▶ **GIVEN PROBLEM**
Pictures stay out of this copy, which runs from the first line of the material through the line containing "30, 35, 40];".

▶ **INFORMATION PROVIDED**
━━━━━━━━━━━━━━━━
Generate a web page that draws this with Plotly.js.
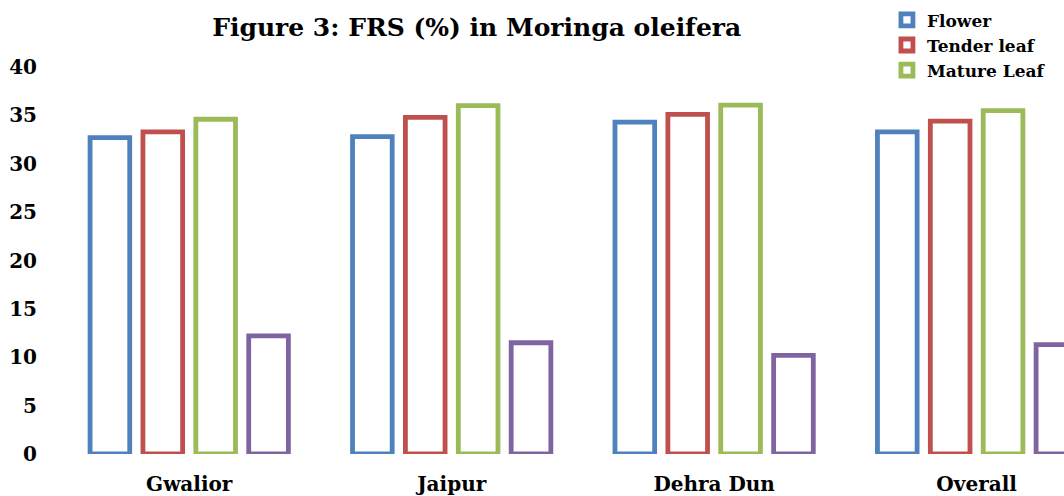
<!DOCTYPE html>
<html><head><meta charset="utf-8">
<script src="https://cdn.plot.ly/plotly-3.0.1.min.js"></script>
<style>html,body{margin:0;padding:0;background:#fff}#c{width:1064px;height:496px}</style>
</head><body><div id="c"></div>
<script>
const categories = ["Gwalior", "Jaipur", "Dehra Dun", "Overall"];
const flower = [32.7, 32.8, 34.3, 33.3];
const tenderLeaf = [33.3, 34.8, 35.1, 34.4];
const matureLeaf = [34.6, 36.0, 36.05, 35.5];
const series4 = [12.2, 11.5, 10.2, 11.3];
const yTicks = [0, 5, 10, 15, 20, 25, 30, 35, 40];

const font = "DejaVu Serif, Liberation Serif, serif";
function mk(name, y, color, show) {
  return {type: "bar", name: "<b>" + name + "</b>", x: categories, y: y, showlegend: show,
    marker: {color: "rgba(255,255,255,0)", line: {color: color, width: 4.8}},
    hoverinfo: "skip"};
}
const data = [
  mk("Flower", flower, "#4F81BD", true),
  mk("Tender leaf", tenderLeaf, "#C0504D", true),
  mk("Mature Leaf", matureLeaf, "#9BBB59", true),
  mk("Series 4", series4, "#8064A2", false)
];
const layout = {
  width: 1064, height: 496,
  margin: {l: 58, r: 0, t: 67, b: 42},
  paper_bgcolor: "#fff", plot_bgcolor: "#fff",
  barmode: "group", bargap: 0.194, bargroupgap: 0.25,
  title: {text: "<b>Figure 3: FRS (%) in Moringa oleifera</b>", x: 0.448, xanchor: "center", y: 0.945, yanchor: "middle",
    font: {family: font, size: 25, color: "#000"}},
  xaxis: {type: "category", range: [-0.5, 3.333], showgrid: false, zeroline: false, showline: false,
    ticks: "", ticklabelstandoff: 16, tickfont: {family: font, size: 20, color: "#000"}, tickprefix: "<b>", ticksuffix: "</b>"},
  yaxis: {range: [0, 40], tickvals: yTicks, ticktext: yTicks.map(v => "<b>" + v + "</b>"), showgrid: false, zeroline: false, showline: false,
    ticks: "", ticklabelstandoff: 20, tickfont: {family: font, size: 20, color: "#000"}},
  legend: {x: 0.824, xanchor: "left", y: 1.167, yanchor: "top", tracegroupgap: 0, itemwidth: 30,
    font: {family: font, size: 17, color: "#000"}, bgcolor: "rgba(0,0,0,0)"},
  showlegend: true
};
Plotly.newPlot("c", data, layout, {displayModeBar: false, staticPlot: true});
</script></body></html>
━━━━━━━━━━━━━━━━
▶ **COMPLETE ANSWER**
Generate a web page that draws this with Plotly.js.
<!DOCTYPE html>
<html><head><meta charset="utf-8">
<script src="https://cdn.plot.ly/plotly-3.0.1.min.js"></script>
<style>html,body{margin:0;padding:0;background:#fff}#c{width:1064px;height:496px}</style>
</head><body><div id="c"></div>
<script>
const categories = ["Gwalior", "Jaipur", "Dehra Dun", "Overall"];
const flower = [32.7, 32.8, 34.3, 33.3];
const tenderLeaf = [33.3, 34.8, 35.1, 34.4];
const matureLeaf = [34.6, 36.0, 36.05, 35.5];
const series4 = [12.2, 11.5, 10.2, 11.3];
const yTicks = [0, 5, 10, 15, 20, 25, 30, 35, 40];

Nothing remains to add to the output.